The choice of short films and features at Spinning Wheel ranged from the mediocre to the memorable. Ben Rekhi's Waterborne was a masterpiece on how human beings react when denied something they take for granted in their everyday lives: water, for instance. The plot unravels through the eyes of a Sikh store owner (Shabana Azmi) and her son (Ajay Naidu), two college students (John Gries and Chris Masterson), and a pair of National Guardsmen called out to patrol the frenzied city.
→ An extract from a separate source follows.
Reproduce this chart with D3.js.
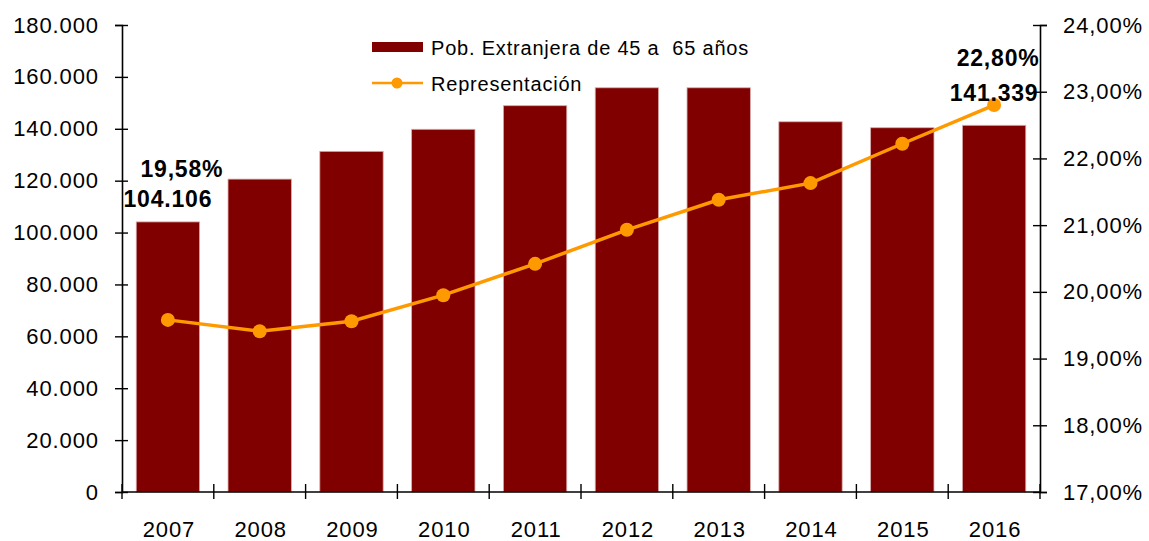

Although the film is ready for release in the U.S., viewers in India will get to see it only if a distributor is found.

Some of the better documentaries in the festival included Ali Kazimi's Runaway Grooms, Richie Mehta's Amal, Valarie Kaur's Divided We Fall, and Hardeep Singh Kohli/Robert Sproul-Cran's incisive exploration of 'identity' in multicultural U.K., In Search of the Tartan Turban.

It's a pity that audiences at home are unlikely to see Runaway Grooms, which investigates the motives of confidence tricksters who have wrecked the lives of over 10,000 women in India - grooms using their N.R.I. status to extort large dowries from gullible families, only to leave their brides waiting haplessly for a visa that will never arrive.

In Divided We Fall, Valarie Kaur, a 20-year film student at Stanford, drives around America camera in hand documenting the racial hatred that erupted after 9/11. Through interviews with lawyers, activists, academics and the man-on-the-street, Kaur's candid-camera traces the history of racial ignorance and discrimination in the U.S., with the attacks on Sikhs (mistaken for 'Muslims' or 'Osama's turbaned men') as the focus.